以下に、JRA職員の主張を引用しておきます。
寄せられる批判の中では「レコードが出るような馬場造りをしているのではないか」というご意見が一番多いので、ここは声を大にして言わせてください。
決してレコードタイムを目指した馬場造りなどする事はありません!
競馬はタイムを競うものではなく、同じ条件の下で他の馬より早くゴールに辿り着く事を競う競技です。
ロンシャンの芝は長くない
2013年10月6日(凱旋門賞当日)の仏ロンシャンの芝は約9cm。
東京競馬場の芝は野芝が約10cm~12cm、オーバーシードした洋芝が約12㎝~16cm。
これは、JRAが行ったロンシャン競馬場と東京競馬場の芝の長さの比較です。
ヨーロッパの芝はパワーが要ると聞いているので、芝も長いイメージでしたが実際は日本の方が長いとのこと。
元々ヨーロッパは自然を活かした競馬場造りを行ってきたので、下が粘土質や石灰岩質なんですよ。

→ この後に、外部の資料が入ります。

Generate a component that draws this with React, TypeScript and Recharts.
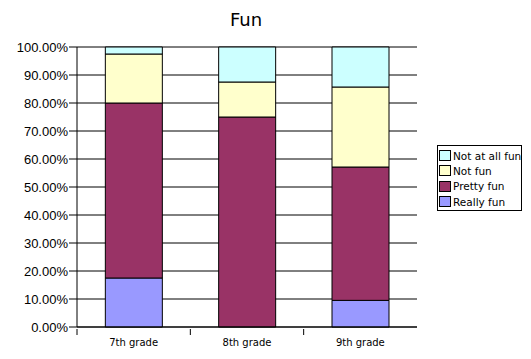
import { BarChart, Bar, XAxis, YAxis, CartesianGrid } from 'recharts'

const grades = ['7th grade', '8th grade', '9th grade']
const reallyFun = [17.5, 0, 9.52]
const prettyFun = [62.5, 75, 47.62]
const notFun = [17.5, 12.5, 28.57]
const notAtAllFun = [2.5, 12.5, 14.29]
const yTicks = [0, 10, 20, 30, 40, 50, 60, 70, 80, 90, 100]

const series = [
  { key: 'reallyFun', name: 'Really fun', color: '#9999ff' },
  { key: 'prettyFun', name: 'Pretty fun', color: '#993366' },
  { key: 'notFun', name: 'Not fun', color: '#ffffcc' },
  { key: 'notAtAllFun', name: 'Not at all fun', color: '#ccffff' },
]

const data = grades.map((g, i) => ({
  grade: g,
  reallyFun: reallyFun[i],
  prettyFun: prettyFun[i],
  notFun: notFun[i],
  notAtAllFun: notAtAllFun[i],
}))

const W = 531
const H = 359
const PLOT_LEFT = 77
const PLOT_RIGHT = 417
const BAND = (PLOT_RIGHT - PLOT_LEFT) / grades.length

function XTick(props: any) {
  const { x, y, payload } = props
  const left = x - BAND / 2
  return (
    <g>
      <line x1={left} x2={left} y1={y} y2={y + 6} stroke="#000" />
      <text x={x} y={y + 17} textAnchor="middle" fontSize={10} fontFamily="DejaVu Sans" fill="#000">
        {payload.value}
      </text>
    </g>
  )
}

// legend lists the series top-down, opposite of the stacking order
function LegendBox() {
  const items = [...series].reverse()
  return (
    <div style={{ position: 'absolute', left: 437, top: 145, border: '1px solid #000', width: 85, height: 66, paddingTop: 2, boxSizing: 'border-box', background: '#fff' }}>
      {items.map((s) => (
        <div key={s.key} style={{ display: 'flex', alignItems: 'center', height: 15.3, fontFamily: 'DejaVu Sans', fontSize: 10.5, whiteSpace: 'nowrap' }}>
          <span style={{ display: 'inline-block', flex: 'none', width: 10, height: 9, background: s.color, border: '1px solid #000', marginLeft: 1, marginRight: 2 }} />
          {s.name}
        </div>
      ))}
    </div>
  )
}

export default function App() {
  return (
    <div style={{ position: 'absolute', left: 0, top: 0, width: W, height: H, background: '#fff' }}>
      <div style={{ position: 'absolute', left: 0, width: 492, top: 9, textAlign: 'center', fontFamily: 'DejaVu Sans', fontSize: 18, color: '#000' }}>
        Fun
      </div>
      <BarChart
        width={W}
        height={H}
        data={data}
        margin={{ top: 47, right: W - PLOT_RIGHT, left: 0, bottom: 0 }}
        barCategoryGap="25%"
      >
        <CartesianGrid vertical={false} stroke="#000" strokeOpacity={1} />
        <XAxis
          dataKey="grade"
          height={32}
          axisLine={{ stroke: '#000' }}
          tickLine={false}
          tick={<XTick />}
          tickSize={0}
          interval={0}
        />
        <YAxis
          width={PLOT_LEFT}
          domain={[0, 100]}
          ticks={yTicks}
          tickFormatter={(v: number) => `${v.toFixed(2)}%`}
          axisLine={{ stroke: '#000' }}
          tickLine={{ stroke: '#000' }}
          tickSize={8}
          tickMargin={1}
          tick={{ fontSize: 13, fontFamily: 'Liberation Sans', fill: '#000' }}
        />
        {series.map((s) => (
          <Bar
            key={s.key}
            dataKey={s.key}
            name={s.name}
            stackId="a"
            fill={s.color}
            stroke="#000"
            strokeWidth={1}
            isAnimationActive={false}
          />
        ))}
      </BarChart>
      <LegendBox />
    </div>
  )
}
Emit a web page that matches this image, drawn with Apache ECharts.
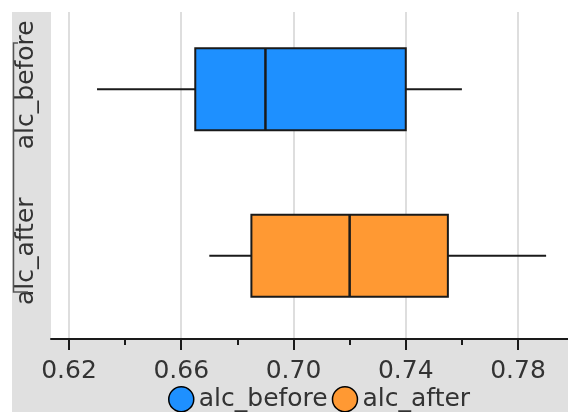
<!DOCTYPE html>
<html>
<head>
<meta charset="utf-8">
<script src="https://cdn.jsdelivr.net/npm/echarts@6/dist/echarts.min.js"></script>
<style>html,body{margin:0;padding:0;background:#fff;}#c{width:568px;height:412px;}</style>
</head>
<body>
<div id="c"></div>
<script>
var categories = ['alc_before', 'alc_after'];
// [min, Q1, median, Q3, max]
var alcBefore = [0.630, 0.665, 0.690, 0.740, 0.760];
var alcAfter = [0.670, 0.685, 0.720, 0.755, 0.790];
var majorTicks = [0.62, 0.66, 0.70, 0.74, 0.78];
var minorTicks = [0.64, 0.68, 0.72, 0.76];
var colors = ['#1E90FF', '#FF9933'];

var FONT = 'DejaVu Sans';
var chart = echarts.init(document.getElementById('c'), null, {renderer: 'canvas'});

function renderBox(params, api) {
  var cat = api.value(0);
  var lo = api.coord([api.value(1), cat]);
  var q1 = api.coord([api.value(2), cat]);
  var med = api.coord([api.value(3), cat]);
  var q3 = api.coord([api.value(4), cat]);
  var hi = api.coord([api.value(5), cat]);
  var h = 82;
  var y = q1[1];
  var stroke = '#1a1a1a';
  var color = api.visual('color');
  return {
    type: 'group',
    children: [
      {type: 'line', shape: {x1: lo[0], y1: y, x2: q1[0], y2: y}, style: {stroke: stroke, lineWidth: 2}},
      {type: 'line', shape: {x1: q3[0], y1: y, x2: hi[0], y2: y}, style: {stroke: stroke, lineWidth: 2}},
      {type: 'rect', shape: {x: q1[0], y: y - h / 2, width: q3[0] - q1[0], height: h}, style: {fill: color, stroke: stroke, lineWidth: 2}},
      {type: 'line', shape: {x1: med[0], y1: y - h / 2, x2: med[0], y2: y + h / 2}, style: {stroke: stroke, lineWidth: 2.5}}
    ]
  };
}

var option = {
  animation: false,
  textStyle: {fontFamily: FONT},
  graphic: [
    {type: 'rect', shape: {x: 12, y: 12, width: 556, height: 400}, style: {fill: '#e0e0e0'}, z: -10, silent: true},
    {type: 'rect', shape: {x: 0, y: 0, width: 568, height: 12}, style: {fill: '#ffffff'}, z: 100, silent: true},
    {type: 'polyline', shape: {points: [[18, 43], [13.5, 43], [13.5, 292], [28, 292]]}, style: {stroke: '#555', lineWidth: 1.5, fill: null}, z: 100, silent: true}
  ],
  grid: {left: 51, right: 0, top: 6, bottom: 73, show: true, backgroundColor: '#ffffff', borderWidth: 0},
  legend: {
    left: 168, top: 386, padding: 0,
    itemWidth: 25, itemHeight: 25, itemGap: 4,
    textStyle: {fontFamily: FONT, fontSize: 25, color: '#333'},
    data: [
      {name: 'alc_before', icon: 'circle', itemStyle: {color: colors[0], borderColor: '#000', borderWidth: 1.5}},
      {name: 'alc_after', icon: 'circle', itemStyle: {color: colors[1], borderColor: '#000', borderWidth: 1.5}}
    ]
  },
  xAxis: [
    {
      type: 'value', min: 0.6136, max: 0.7978, position: 'bottom',
      axisLine: {show: true, lineStyle: {color: '#1a1a1a', width: 2}},
      axisTick: {show: true, customValues: majorTicks, length: 11, lineStyle: {color: '#1a1a1a', width: 2}},
      axisLabel: {show: true, customValues: majorTicks, margin: 20, fontFamily: FONT, fontSize: 25, color: '#333',
        formatter: function (v) { return v.toFixed(2); }},
      splitLine: {show: true, lineStyle: {color: '#dedede', width: 2}}
    },
    {
      type: 'value', min: 0.6136, max: 0.7978, position: 'bottom', offset: 0,
      axisLine: {show: false},
      axisTick: {show: true, customValues: minorTicks, length: 6, lineStyle: {color: '#1a1a1a', width: 2}},
      axisLabel: {show: false},
      splitLine: {show: false}
    }
  ],
  yAxis: {
    type: 'category', data: categories, inverse: true,
    axisLine: {show: false}, axisTick: {show: false}, splitLine: {show: false},
    axisLabel: {rotate: 90, interval: 0, hideOverlap: false, margin: 12, fontFamily: FONT, fontSize: 25, color: '#333', padding: [0, 0, 0, 9]}
  },
  series: [
    {name: 'alc_before', type: 'custom', xAxisIndex: 0, itemStyle: {color: colors[0]},
      encode: {y: 0, x: [1, 2, 3, 4, 5]}, renderItem: renderBox,
      data: [[categories[0]].concat(alcBefore)]},
    {name: 'alc_after', type: 'custom', xAxisIndex: 0, itemStyle: {color: colors[1]},
      encode: {y: 0, x: [1, 2, 3, 4, 5]}, renderItem: renderBox,
      data: [[categories[1]].concat(alcAfter)]}
  ]
};
chart.setOption(option);
</script>
</body>
</html>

だから乾燥すると路盤が土間のようにガチガチに固まってしまう。だから散水して柔らかくする必要がある。
日本の路盤は砂質で水捌けがいい。だから仮にヨーロッパのようにレース前日の金曜にじゃんじゃん散水しても、土曜のお昼には良に回復するでしょうね。
そもそも日本とフランスでは、「馬場への考え方」から「造り」まで異なる点がとても多いのです。
本書のポイント
最後に本書のポイントをまとめておきます。
- JRA職員に取材した、全10場の特徴解説
- エアレーション機材の説明と使用頻度
- 時計が速いのは馬場が硬いからでは無い
- JRAは「安全で公正な馬場造り」を心がけている
- 大切なのは「目に見える表面の芝」ではなく「地中にある茎の層」
- 時計の速さと馬の故障率には関係性が薄い
日本の「管理が行き届いた馬場」は競馬の持つ多様性のひとつだと、あまざけは考えております。